How to train custom models with `SampleBatch.INFOS`

I’m trying to implement centralized critic (e.g. MADDPG or MAPPO algorithm) without using custom policy with postprocess_trajectory. So I can switch my base policy algorithm with tune.run("algo") without writing new policy classes.

I want to use my custom model and extract the environment’s global state from SampleBatch.INFOS. For example:

from ray.rllib.models.modelv2 import ModelV2
from ray.rllib.models.torch.recurrent_net import RecurrentNetwork as TorchRNNModel
from ray.rllib.policy.sample_batch import SampleBatch
from ray.rllib.utils.annotations import override
from ray.rllib.utils.framework import try_import_torch
from ray.rllib.utils.torch_utils import sequence_mask

torch, nn = try_import_torch()

class CustomModel(TorchRNNModel, nn.Module)
    def __init__(self,
                 obs_space,
                 action_space,
                 num_outputs,
                 model_config,
                 name,
                 **kwargs):
        ...
        self.view_requirements[SampleBatch.INFOS] = ViewRequirement()
        self._global_state = None

    @override(TorchRNN):
    def forward(self, input_dict, state, seq_lens):
        infos = input_dict[SampleBatch.INFOS]
        self._global_state = extract_from_infos(infos)
        return super().forward(input_dict, state, seq_lens)

    def value_function(self):
        # Centralized Critic
        assert self._global_state is not None, "must call forward() first"
        return torch.reshape(self.value_branch(self._global_state), [-1])

I found that, in sampling, evaluation and postprocessing, the value for key SampleBatch.INFOS are numpy.ndarray with zeros:

self.training -> False
input_dict[SampleBatch.INFOS] -> np.array([0.0, ..., 0.0], dtype=np.float32)

In training:

self.training -> True
input_dict[SampleBatch.INFOS] -> np.array([{...}, ..., {...}], dtype=np.dtype("O"))
# `INFOS` are for `NEXT_OBS` instead of `OBS`

I wonder what’s the best practice for training and sampling with SampleBatch.INFOS? Thanks very much!

BTW, there is also a bug detailed in ray-project/ray#21991: [RLlib][Bug] Wrong number of samples in batch[SampleBatch.INFOS] in RNN cases.

@avnishn any thoughts here?

Hi @XuehaiPan

I am not sure if it would work for you but the way I would approach this is by using a Dict observation space and putting the state as one of the keys in the observation dictionary.

The other thing you could try is explicity ladding info to the ViewRequirements for both compute actions and training.

1 Like

Thanks for the reply!

I am not sure if it would work for you but the way I would approach this is by using a Dict observation space and putting the state as one of the keys in the observation dictionary.

I think would be the solution since we don’t have info in the initial step (env.reset()).

The other thing you could try is explicity ladding info to the ViewRequirements for both compute actions and training.

I tried adding ViewRequirement(SampleBatch.INFOS), but I got a numpy array with zeros in sampler’s sample batch (expect an array of dicts).

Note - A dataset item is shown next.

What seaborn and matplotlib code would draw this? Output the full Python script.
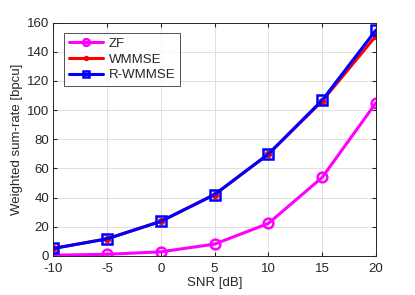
import matplotlib
matplotlib.use("Agg")
import matplotlib.pyplot as plt
import seaborn as sns
import pandas as pd

# values
snr = [-10, -5, 0, 5, 10, 15, 20]
zf = [0.4, 1.0, 2.7, 8.0, 22.2, 53.8, 105.0]
wmmse = [5.0, 11.6, 23.6, 42.0, 69.8, 106.2, 151.0]
r_wmmse = [5.0, 11.6, 23.6, 42.0, 69.8, 106.8, 155.0]

sns.set_style("white")
plt.rcParams['font.family'] = ['Liberation Sans', 'DejaVu Sans']
plt.rcParams['axes.unicode_minus'] = False
fs = 9.5
txt = '#262626'

fig = plt.figure(figsize=(4.15, 2.95), dpi=100)
ax = fig.add_axes([0.128, 0.133, 0.778, 0.79])

df = pd.DataFrame({'SNR': snr, 'ZF': zf, 'WMMSE': wmmse, 'R-WMMSE': r_wmmse})

sns.lineplot(ax=ax, data=df, x='SNR', y='ZF', color='#ff00ff', lw=2.2,
             marker='o', ms=7, mfc='none', mec='#ff00ff', mew=1.8, label='ZF')
sns.lineplot(ax=ax, data=df, x='SNR', y='WMMSE', color='#ff0000', lw=2.2,
             marker='o', ms=4.5, mfc='#ff0000', mec='#ff0000', label='WMMSE')
sns.lineplot(ax=ax, data=df, x='SNR', y='R-WMMSE', color='#0000ff', lw=2.2,
             marker='s', ms=6.5, mfc='none', mec='#0000ff', mew=1.8, label='R-WMMSE')

ax.set_xlim(-10, 20)
ax.set_ylim(0, 160)
ax.set_xticks(range(-10, 21, 5))
ax.set_yticks(range(0, 161, 20))
ax.grid(True, color='#e0e0e0', lw=0.7)
ax.set_axisbelow(True)
for s in ax.spines.values():
    s.set_color(txt)
    s.set_linewidth(0.7)
ax.tick_params(direction='in', length=3, colors=txt, labelsize=fs,
               top=True, right=True, bottom=True, left=True)
ax.tick_params(axis='x', pad=5)
ax.tick_params(axis='y', pad=3)
ax.set_xlabel('SNR [dB]', color=txt, fontsize=fs, labelpad=2)
ax.set_ylabel('Weighted sum-rate [bpcu]', color=txt, fontsize=fs, labelpad=3)

leg = ax.legend(loc='upper left', bbox_to_anchor=(0.035, 0.955), fontsize=fs,
                frameon=True, fancybox=False, edgecolor=txt, markerscale=0.7,
                handlelength=2.6, handletextpad=0.4, borderpad=0.35,
                labelspacing=0.25, borderaxespad=0)
leg.get_frame().set_linewidth(0.7)

fig.savefig('out.png', dpi=100)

This makes sense because info is returned with next_obs. The info data hasn’t been added to the buffer yet when calling policy.compute_actions (or policy.model.forward). Then the batch gives zeros.

I also tried ViewRequirement(SampleBatch.INFOS, shift=-1) and ViewRequirement(SampleBatch.INFOS, shift=+1). I got IndexErrors in remote workers.

I feel like INFO is the right way to go about this.
if you put the global state in OBS under a Dict input space, that data will get feeded into the NN, or you will have to clean it up yourself, which is extra work.
I vaguely remember that we may need to configure a whitelist somewhere so RLlib would know to keep your special state under INFO.

any chance you can provide a complete small script to demonstrate your use case, and we can debug a bit on our end?

thanks.

Hi @gjoliver,

The issue with this approach as @XuehaiPan points out is that the gym api for reset does not return info so it will always be missing in the first step. @XuehaiPan mentioned using a custom model in the first post. If you are writing a custom model then incorporating a dict space is not really any extra work.

I see. Get it.
actually in a second thought, maybe we should question a bit whether a global state on the model class is the right thing to do. E.g., if a model is serving multiple rollout env etc.